Waller and Sage deal with their power struggle and Amanda wins. No surprise to anybody there. Amanda Waller is a fierce woman and the only person able to earn the respect of most of her team members even without the exploding collars. Sure, she never quite tamed Captain Boomerang although after that Lao thing they pulled on him, he straightened up pretty quick. Of course, he did have the pleasure of hitting Waller in the face with a pie. Such a genius!
That whole "Mystery Pie Thrower" subplot might have been one of the best Suicide Squad subplots ever!
I probably shouldn't be discussing Preboot history. It makes the kids restless and angsty.
See? I knew what I was doing when I called Amanda a bitch while channeling Vic earlier. Not that it's a surprise to anybody that he was thinking it. Everybody thinks it around Waller because they're all so fucking terrified of her.

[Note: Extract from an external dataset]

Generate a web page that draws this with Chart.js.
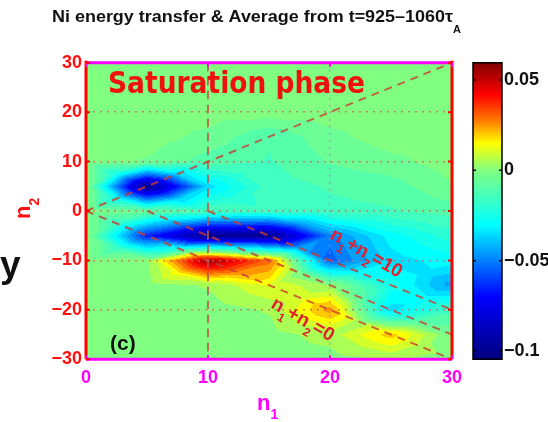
<!DOCTYPE html>
<html>
<head>
<meta charset="utf-8">
<script src="https://cdn.jsdelivr.net/npm/chart.js@4/dist/chart.umd.min.js"></script>
<style>
html, body { margin: 0; padding: 0; background: #fff; }
canvas { display: block; }
</style>
</head>
<body>
<canvas id="chart" width="548" height="422"></canvas>
<script>
// grid of the averaged energy transfer, columns = n1, rows = n2 (top row n2 = 30)
const n1Values = [0, 5, 10, 15, 20, 25, 30];
const n2Values = [30, 25, 20, 15, 10, 5, 0, -5, -10, -15, -20, -25, -30];
const transfer = [
  [0, 0, 0, 0, 0, 0, 0],
  [0, 0, 0, 0, 0, 0, 0],
  [0, 0, 0, 0, 0, 0, 0],
  [0, 0, -0.004, -0.012, -0.004, 0, 0],
  [0, -0.003, -0.01, -0.013, -0.007, -0.004, 0],
  [0, -0.1, -0.035, -0.015, -0.012, -0.01, -0.003],
  [0, -0.006, -0.013, -0.016, -0.014, -0.013, -0.01],
  [0, -0.065, -0.1, -0.1, -0.05, -0.03, -0.02],
  [0, 0.002, 0.056, 0.03, -0.055, -0.035, -0.03],
  [0, 0, 0.003, 0.013, 0.002, -0.025, -0.045],
  [0, 0, 0, 0.003, 0.025, -0.035, -0.015],
  [0, 0, 0, 0, 0.005, 0.02, -0.003],
  [0, 0, 0, 0, 0, 0.003, 0]
];

const xTicks = [0, 10, 20, 30];
const yTicks = [-30, -20, -10, 0, 10, 20, 30];
const cbTicks = [-0.1, -0.05, 0, 0.05];
const cbRange = [-0.1045, 0.0595];
const sumLevels = [0, 5, 10];   // dashed lines n1 + n2 = c
const markN1 = 10;              // vertical dashed line

// colormap (value -> rgb)
const cmapStops = [-0.1035, -0.07, -0.05, -0.03, 0, 0.015, 0.027, 0.042, 0.0595];
const cmapRgb = [[0,0,128],[0,0,255],[0,128,255],[0,255,255],[128,255,128],[255,255,0],[255,128,0],[255,0,0],[128,0,0]];
const levelStep = 0.005;

function colorFor(v) {
  if (v <= cmapStops[0]) return cmapRgb[0];
  for (let i = 1; i < cmapStops.length; i++) {
    if (v <= cmapStops[i]) {
      const t = (v - cmapStops[i - 1]) / (cmapStops[i] - cmapStops[i - 1]);
      const a = cmapRgb[i - 1], b = cmapRgb[i];
      return [a[0] + (b[0] - a[0]) * t, a[1] + (b[1] - a[1]) * t, a[2] + (b[2] - a[2]) * t];
    }
  }
  return cmapRgb[cmapRgb.length - 1];
}

function locate(arr, v) {
  const asc = arr[arr.length - 1] > arr[0];
  for (let i = 0; i < arr.length - 1; i++) {
    const lo = arr[i], hi = arr[i + 1];
    if ((asc && v >= lo && v <= hi) || (!asc && v <= lo && v >= hi)) {
      return [i, (v - lo) / (hi - lo)];
    }
  }
  return v < Math.min(arr[0], arr[arr.length - 1]) === asc ? [0, 0] : [arr.length - 2, 1];
}

// linear interpolation on four triangles per cell (cell centre = mean of corners)
function fieldAt(n1, n2) {
  const [i, s] = locate(n1Values, n1);
  const [j, t] = locate(n2Values, n2);
  const a = transfer[j][i], b = transfer[j][i + 1];
  const c = transfer[j + 1][i], d = transfer[j + 1][i + 1];
  const m = (a + b + c + d) / 4;
  if (t <= s && t <= 1 - s) return a * (1 - s - t) + b * (s - t) + m * 2 * t;
  if (s >= t && s >= 1 - t) return b * (s - t) + d * (s + t - 1) + m * 2 * (1 - s);
  if (t >= s && t >= 1 - s) return c * (t - s) + d * (s + t - 1) + m * 2 * (1 - t);
  return a * (1 - s - t) + c * (t - s) + m * 2 * s;
}

const minus = v => (v < 0 ? '\u2212' + Math.abs(v) : String(v));
const FONT = '"Liberation Sans", Arial, sans-serif';

function richText(ctx, parts, x, y, size, color) {
  let cx = x;
  ctx.fillStyle = color;
  ctx.textBaseline = 'alphabetic';
  ctx.textAlign = 'left';
  parts.forEach(([txt, sub]) => {
    const fs = sub ? Math.round(size * 0.62) : size;
    ctx.font = 'bold ' + fs + 'px ' + FONT;
    ctx.fillText(txt, cx, y + (sub ? size * 0.4 : 0));
    cx += ctx.measureText(txt).width;
  });
}

const heatmap = {
  id: 'heatmap',
  beforeDraw(chart) {
    const { ctx, chartArea: a, scales: { x, y, cb } } = chart;
    const w = Math.round(a.right - a.left), h = Math.round(a.bottom - a.top);
    const img = ctx.createImageData(w, h);
    for (let py = 0; py < h; py++) {
      const n2 = y.getValueForPixel(a.top + py + 0.5);
      for (let px = 0; px < w; px++) {
        const n1 = x.getValueForPixel(a.left + px + 0.5);
        const v = Math.round(fieldAt(n1, n2) / levelStep) * levelStep;
        const c = colorFor(v);
        const k = (py * w + px) * 4;
        img.data[k] = c[0]; img.data[k + 1] = c[1]; img.data[k + 2] = c[2]; img.data[k + 3] = 255;
      }
    }
    ctx.putImageData(img, Math.round(a.left), Math.round(a.top));

    // colorbar
    const x0 = cb.left + 21, bw = 29;
    for (let py = Math.floor(cb.top); py < cb.bottom; py++) {
      const c = colorFor(cb.getValueForPixel(py + 0.5));
      ctx.fillStyle = 'rgb(' + c.map(Math.round).join(',') + ')';
      ctx.fillRect(x0, py, bw, 1);
    }
    ctx.strokeStyle = '#000';
    ctx.lineWidth = 1.5;
    ctx.strokeRect(x0, cb.top, bw, cb.bottom - cb.top);
    cbTicks.forEach(v => {
      const py = cb.getPixelForValue(v);
      ctx.beginPath();
      ctx.moveTo(x0, py); ctx.lineTo(x0 + 3, py);
      ctx.moveTo(x0 + bw, py); ctx.lineTo(x0 + bw - 3, py);
      ctx.stroke();
    });
  },
  afterDraw(chart) {
    const { ctx, chartArea: a, scales: { x, y } } = chart;
    ctx.save();
    // axes box
    ctx.lineWidth = 3;
    ctx.strokeStyle = '#ff00ff';
    ctx.beginPath();
    ctx.moveTo(a.left, a.top); ctx.lineTo(a.right, a.top);
    ctx.moveTo(a.left, a.bottom); ctx.lineTo(a.right, a.bottom);
    ctx.stroke();
    ctx.strokeStyle = '#ff0000';
    ctx.beginPath();
    ctx.moveTo(a.left, a.top - 2); ctx.lineTo(a.left, a.bottom);
    ctx.moveTo(a.right, a.top - 2); ctx.lineTo(a.right, a.bottom);
    ctx.stroke();
    ctx.lineWidth = 2;
    ctx.strokeStyle = '#ff00ff';
    xTicks.forEach(v => {
      const px = x.getPixelForValue(v);
      ctx.beginPath();
      ctx.moveTo(px, a.top); ctx.lineTo(px, a.top + 4);
      ctx.moveTo(px, a.bottom); ctx.lineTo(px, a.bottom - 4);
      ctx.stroke();
    });
    ctx.strokeStyle = '#ff0000';
    yTicks.forEach(v => {
      const py = y.getPixelForValue(v);
      ctx.beginPath();
      ctx.moveTo(a.left, py); ctx.lineTo(a.left + 4, py);
      ctx.moveTo(a.right, py); ctx.lineTo(a.right - 4, py);
      ctx.stroke();
    });

    // title
    const title = 'Ni energy transfer & Average from t=925\u20131060\u03c4';
    ctx.font = 'bold 16px ' + FONT;
    ctx.fillStyle = '#111';
    ctx.textBaseline = 'alphabetic';
    const tw = ctx.measureText(title).width;
    ctx.save();
    ctx.translate(52, 22);
    ctx.scale(401 / tw, 1);
    ctx.fillText(title, 0, 0);
    ctx.restore();
    ctx.font = 'bold 11px ' + FONT;
    ctx.fillText('A', 453, 33);

    // annotation text
    ctx.font = 'bold 31px "DejaVu Sans", sans-serif';
    ctx.fillStyle = '#f01010';
    const st = 'Saturation phase';
    const sw = ctx.measureText(st).width;
    ctx.save();
    ctx.translate(108, 93);
    ctx.scale(257 / sw, 1);
    ctx.fillText(st, 0, 0);
    ctx.restore();

    ctx.font = 'bold 21px ' + FONT;
    ctx.fillStyle = '#111';
    ctx.fillText('(c)', 110, 350);

    ctx.font = 'bold 37px ' + FONT;
    ctx.fillStyle = '#111';
    ctx.fillText('y', 0, 277);

    // axis titles
    ctx.save();
    ctx.translate(30, 219);
    ctx.rotate(-Math.PI / 2);
    richText(ctx, [['n', false], ['2', true]], 0, 0, 22, '#ff1010');
    ctx.restore();
    richText(ctx, [['n', false], ['1', true]], 257, 410, 22, '#ff00ff');

    // line labels
    const ang = 30 * Math.PI / 180;
    ctx.save();
    ctx.translate(329, 238);
    ctx.rotate(ang);
    richText(ctx, [['n', false], ['1', true], ['+', false], ['n', false], ['2', true], ['=10', false]], 0, 0, 19, '#e0202a');
    ctx.restore();
    ctx.save();
    ctx.translate(270, 307);
    ctx.rotate(ang);
    richText(ctx, [['n', false], ['1', true], ['+', false], ['n', false], ['2', true], ['=0', false]], 0, 0, 19, '#e0202a');
    ctx.restore();
    ctx.restore();
  }
};

const dashStyle = {
  showLine: true,
  pointRadius: 0,
  borderWidth: 2,
  borderDash: [8, 6],
  borderColor: 'rgba(200,60,50,0.8)',
  fill: false
};

const datasets = [
  { ...dashStyle, data: [{ x: 0, y: 0 }, { x: 30, y: 30 }] },
  { ...dashStyle, borderColor: 'rgba(185,85,70,0.8)', data: [{ x: markN1, y: 30 }, { x: markN1, y: -30 }] },
  ...sumLevels.map(c => ({ ...dashStyle, data: [{ x: c, y: 0 }, { x: 30, y: c - 30 }] }))
];

const tickFont = { family: FONT, size: 18, weight: 'bold' };

new Chart(document.getElementById('chart'), {
  type: 'scatter',
  data: { datasets },
  options: {
    responsive: false,
    animation: false,
    devicePixelRatio: 1,
    events: [],
    layout: { padding: { top: 47, left: 0, right: 0, bottom: 0 } },
    plugins: { legend: { display: false }, tooltip: { enabled: false }, title: { display: false } },
    scales: {
      x: {
        type: 'linear', min: 0, max: 30,
        afterFit: s => { s.height = 51; },
        afterBuildTicks: s => { s.ticks = xTicks.map(v => ({ value: v })); },
        ticks: { color: '#ff00ff', font: tickFont, padding: 8, maxRotation: 0, callback: minus },
        grid: {
          drawTicks: false,
          lineWidth: 1.5,
          color: c => (c.tick && (c.tick.value === 0 || c.tick.value === 30) ? 'rgba(0,0,0,0)' : 'rgba(185,120,200,0.75)')
        },
        border: { display: false, dash: [2, 5] }
      },
      y: {
        type: 'linear', min: -30, max: 30,
        afterFit: s => { s.width = 86; },
        afterBuildTicks: s => { s.ticks = yTicks.map(v => ({ value: v })); },
        ticks: { color: '#ff1010', font: tickFont, padding: 4, callback: minus },
        grid: {
          drawTicks: false,
          lineWidth: 1.5,
          color: c => (c.tick && Math.abs(c.tick.value) === 30 ? 'rgba(0,0,0,0)' : 'rgba(200,105,95,0.8)')
        },
        border: { display: false, dash: [2, 5] }
      },
      cb: {
        type: 'linear', axis: 'y', position: 'right',
        min: cbRange[0], max: cbRange[1],
        afterFit: s => { s.width = 96; },
        afterBuildTicks: s => { s.ticks = cbTicks.map(v => ({ value: v })); },
        ticks: { color: '#111', font: tickFont, padding: 52, callback: minus },
        grid: { display: false, drawTicks: false },
        border: { display: false }
      }
    }
  },
  plugins: [heatmap]
});
</script>
</body>
</html>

New Suicide Squad #4 Ranking: I'm glad this first story arc is finished. As Waller said, it was complete chaos. The team was awful. Vic Sage added nothing to the group's dynamic. No real mission was accomplished. Or was it?! Deadshot pointed out the Squad was really something other than it seems to be! And guess what? We, the readers, don't get to fucking know about it yet! Fuck you, Sean Ryan. Nobody is going to be around to find out what your big twist is when you're dropping boring fucking hints like that. These first four issues show a writer that didn't plan shit and then dropped a few bombshell "revelations" (revelations in quotes because they're simply comic book revelations which are unformed plot points that can be used later once the writer figures out how to develop them) to make it feel like something happened. Maybe. I think he just picked the team and thought, "Joker's Daughter interacting with Harley Quinn? Deadshot and Deathstroke together? This story will write itself!" And then the stupid story didn't write itself at all. Anyway, let's forget this bullshit team, put a real team together that fits a real mission, set Sage to making copies, and come up with some exciting and interesting shit to read.